>>>

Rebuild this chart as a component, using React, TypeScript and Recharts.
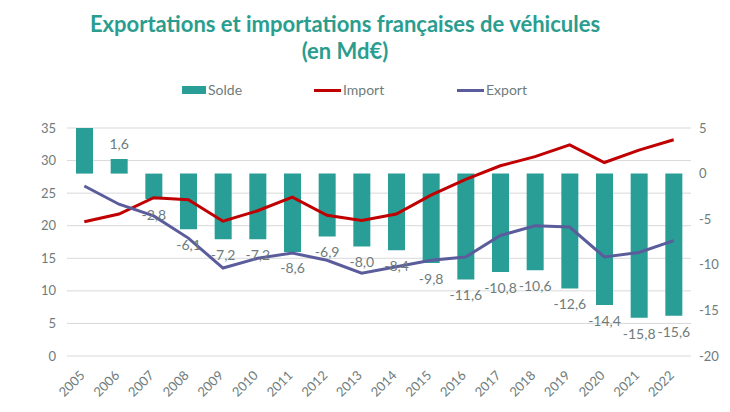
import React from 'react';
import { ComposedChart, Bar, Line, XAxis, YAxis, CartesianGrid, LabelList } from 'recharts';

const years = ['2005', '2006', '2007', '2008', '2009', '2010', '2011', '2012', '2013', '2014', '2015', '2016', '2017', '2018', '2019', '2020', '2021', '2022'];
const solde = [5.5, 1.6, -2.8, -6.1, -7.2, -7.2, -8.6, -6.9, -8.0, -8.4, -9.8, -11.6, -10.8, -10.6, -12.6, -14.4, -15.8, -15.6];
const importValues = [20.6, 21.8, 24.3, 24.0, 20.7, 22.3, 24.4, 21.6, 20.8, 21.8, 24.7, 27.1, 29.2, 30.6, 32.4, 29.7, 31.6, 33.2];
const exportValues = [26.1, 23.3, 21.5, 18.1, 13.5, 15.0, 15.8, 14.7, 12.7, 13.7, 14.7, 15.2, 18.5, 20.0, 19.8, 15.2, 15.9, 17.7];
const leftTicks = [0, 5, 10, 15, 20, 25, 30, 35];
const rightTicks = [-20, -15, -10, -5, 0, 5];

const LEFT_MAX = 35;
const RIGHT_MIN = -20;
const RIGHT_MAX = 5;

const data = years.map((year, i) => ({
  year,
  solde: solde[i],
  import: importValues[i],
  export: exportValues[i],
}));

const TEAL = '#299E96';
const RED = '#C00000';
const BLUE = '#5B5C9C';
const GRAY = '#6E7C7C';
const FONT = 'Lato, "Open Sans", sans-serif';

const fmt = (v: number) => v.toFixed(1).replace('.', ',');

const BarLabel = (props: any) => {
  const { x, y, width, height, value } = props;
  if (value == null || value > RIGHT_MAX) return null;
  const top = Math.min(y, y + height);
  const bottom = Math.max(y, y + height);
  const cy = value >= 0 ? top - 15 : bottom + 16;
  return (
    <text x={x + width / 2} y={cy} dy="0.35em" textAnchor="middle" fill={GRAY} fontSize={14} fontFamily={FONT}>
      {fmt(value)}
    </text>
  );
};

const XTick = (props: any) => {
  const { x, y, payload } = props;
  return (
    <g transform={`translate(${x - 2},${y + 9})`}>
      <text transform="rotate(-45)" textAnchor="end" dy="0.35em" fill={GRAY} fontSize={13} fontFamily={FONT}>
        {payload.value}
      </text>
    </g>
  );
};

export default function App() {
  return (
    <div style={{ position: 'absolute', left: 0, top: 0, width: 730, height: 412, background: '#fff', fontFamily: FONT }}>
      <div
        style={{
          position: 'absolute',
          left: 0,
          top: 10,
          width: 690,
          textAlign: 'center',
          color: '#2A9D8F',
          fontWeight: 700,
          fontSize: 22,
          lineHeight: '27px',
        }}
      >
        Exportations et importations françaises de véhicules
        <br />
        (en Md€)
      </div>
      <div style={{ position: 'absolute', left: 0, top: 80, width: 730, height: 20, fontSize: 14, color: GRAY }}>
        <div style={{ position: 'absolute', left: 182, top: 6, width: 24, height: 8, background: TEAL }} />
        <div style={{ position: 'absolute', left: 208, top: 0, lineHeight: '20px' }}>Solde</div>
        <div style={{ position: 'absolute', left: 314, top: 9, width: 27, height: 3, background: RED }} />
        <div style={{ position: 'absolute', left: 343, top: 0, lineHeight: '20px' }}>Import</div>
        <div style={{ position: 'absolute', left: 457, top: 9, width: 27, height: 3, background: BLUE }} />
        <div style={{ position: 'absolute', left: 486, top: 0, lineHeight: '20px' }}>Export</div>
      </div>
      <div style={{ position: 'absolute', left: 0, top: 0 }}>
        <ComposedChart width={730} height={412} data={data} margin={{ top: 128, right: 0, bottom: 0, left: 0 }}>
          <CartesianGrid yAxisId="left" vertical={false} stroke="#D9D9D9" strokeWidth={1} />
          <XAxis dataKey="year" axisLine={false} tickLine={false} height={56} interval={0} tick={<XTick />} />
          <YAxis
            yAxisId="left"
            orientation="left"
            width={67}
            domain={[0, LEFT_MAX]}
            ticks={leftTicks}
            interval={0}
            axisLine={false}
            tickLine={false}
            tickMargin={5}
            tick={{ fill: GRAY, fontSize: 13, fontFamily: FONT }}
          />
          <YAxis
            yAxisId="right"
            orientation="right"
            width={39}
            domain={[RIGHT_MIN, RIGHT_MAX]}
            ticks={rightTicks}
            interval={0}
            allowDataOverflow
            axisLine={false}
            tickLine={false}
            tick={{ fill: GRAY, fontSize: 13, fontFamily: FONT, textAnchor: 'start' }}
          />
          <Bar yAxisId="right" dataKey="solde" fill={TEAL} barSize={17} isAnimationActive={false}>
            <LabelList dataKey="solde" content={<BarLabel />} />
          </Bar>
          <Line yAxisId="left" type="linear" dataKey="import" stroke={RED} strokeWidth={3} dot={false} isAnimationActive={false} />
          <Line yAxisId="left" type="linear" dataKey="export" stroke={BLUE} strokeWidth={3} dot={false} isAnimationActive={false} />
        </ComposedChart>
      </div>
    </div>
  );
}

<<<

> _Your objective_
Without the pictures, write out the whole listing above exactly as it appears.

> _Response_
Rebuild this chart as a component, using React, TypeScript and Recharts.
import React from 'react';
import { ComposedChart, Bar, Line, XAxis, YAxis, CartesianGrid, LabelList } from 'recharts';

const years = ['2005', '2006', '2007', '2008', '2009', '2010', '2011', '2012', '2013', '2014', '2015', '2016', '2017', '2018', '2019', '2020', '2021', '2022'];
const solde = [5.5, 1.6, -2.8, -6.1, -7.2, -7.2, -8.6, -6.9, -8.0, -8.4, -9.8, -11.6, -10.8, -10.6, -12.6, -14.4, -15.8, -15.6];
const importValues = [20.6, 21.8, 24.3, 24.0, 20.7, 22.3, 24.4, 21.6, 20.8, 21.8, 24.7, 27.1, 29.2, 30.6, 32.4, 29.7, 31.6, 33.2];
const exportValues = [26.1, 23.3, 21.5, 18.1, 13.5, 15.0, 15.8, 14.7, 12.7, 13.7, 14.7, 15.2, 18.5, 20.0, 19.8, 15.2, 15.9, 17.7];
const leftTicks = [0, 5, 10, 15, 20, 25, 30, 35];
const rightTicks = [-20, -15, -10, -5, 0, 5];

const LEFT_MAX = 35;
const RIGHT_MIN = -20;
const RIGHT_MAX = 5;

const data = years.map((year, i) => ({
  year,
  solde: solde[i],
  import: importValues[i],
  export: exportValues[i],
}));

const TEAL = '#299E96';
const RED = '#C00000';
const BLUE = '#5B5C9C';
const GRAY = '#6E7C7C';
const FONT = 'Lato, "Open Sans", sans-serif';

const fmt = (v: number) => v.toFixed(1).replace('.', ',');

const BarLabel = (props: any) => {
  const { x, y, width, height, value } = props;
  if (value == null || value > RIGHT_MAX) return null;
  const top = Math.min(y, y + height);
  const bottom = Math.max(y, y + height);
  const cy = value >= 0 ? top - 15 : bottom + 16;
  return (
    <text x={x + width / 2} y={cy} dy="0.35em" textAnchor="middle" fill={GRAY} fontSize={14} fontFamily={FONT}>
      {fmt(value)}
    </text>
  );
};

const XTick = (props: any) => {
  const { x, y, payload } = props;
  return (
    <g transform={`translate(${x - 2},${y + 9})`}>
      <text transform="rotate(-45)" textAnchor="end" dy="0.35em" fill={GRAY} fontSize={13} fontFamily={FONT}>
        {payload.value}
      </text>
    </g>
  );
};

export default function App() {
  return (
    <div style={{ position: 'absolute', left: 0, top: 0, width: 730, height: 412, background: '#fff', fontFamily: FONT }}>
      <div
        style={{
          position: 'absolute',
          left: 0,
          top: 10,
          width: 690,
          textAlign: 'center',
          color: '#2A9D8F',
          fontWeight: 700,
          fontSize: 22,
          lineHeight: '27px',
        }}
      >
        Exportations et importations françaises de véhicules
        <br />
        (en Md€)
      </div>
      <div style={{ position: 'absolute', left: 0, top: 80, width: 730, height: 20, fontSize: 14, color: GRAY }}>
        <div style={{ position: 'absolute', left: 182, top: 6, width: 24, height: 8, background: TEAL }} />
        <div style={{ position: 'absolute', left: 208, top: 0, lineHeight: '20px' }}>Solde</div>
        <div style={{ position: 'absolute', left: 314, top: 9, width: 27, height: 3, background: RED }} />
        <div style={{ position: 'absolute', left: 343, top: 0, lineHeight: '20px' }}>Import</div>
        <div style={{ position: 'absolute', left: 457, top: 9, width: 27, height: 3, background: BLUE }} />
        <div style={{ position: 'absolute', left: 486, top: 0, lineHeight: '20px' }}>Export</div>
      </div>
      <div style={{ position: 'absolute', left: 0, top: 0 }}>
        <ComposedChart width={730} height={412} data={data} margin={{ top: 128, right: 0, bottom: 0, left: 0 }}>
          <CartesianGrid yAxisId="left" vertical={false} stroke="#D9D9D9" strokeWidth={1} />
          <XAxis dataKey="year" axisLine={false} tickLine={false} height={56} interval={0} tick={<XTick />} />
          <YAxis
            yAxisId="left"
            orientation="left"
            width={67}
            domain={[0, LEFT_MAX]}
            ticks={leftTicks}
            interval={0}
            axisLine={false}
            tickLine={false}
            tickMargin={5}
            tick={{ fill: GRAY, fontSize: 13, fontFamily: FONT }}
          />
          <YAxis
            yAxisId="right"
            orientation="right"
            width={39}
            domain={[RIGHT_MIN, RIGHT_MAX]}
            ticks={rightTicks}
            interval={0}
            allowDataOverflow
            axisLine={false}
            tickLine={false}
            tick={{ fill: GRAY, fontSize: 13, fontFamily: FONT, textAnchor: 'start' }}
          />
          <Bar yAxisId="right" dataKey="solde" fill={TEAL} barSize={17} isAnimationActive={false}>
            <LabelList dataKey="solde" content={<BarLabel />} />
          </Bar>
          <Line yAxisId="left" type="linear" dataKey="import" stroke={RED} strokeWidth={3} dot={false} isAnimationActive={false} />
          <Line yAxisId="left" type="linear" dataKey="export" stroke={BLUE} strokeWidth={3} dot={false} isAnimationActive={false} />
        </ComposedChart>
      </div>
    </div>
  );
}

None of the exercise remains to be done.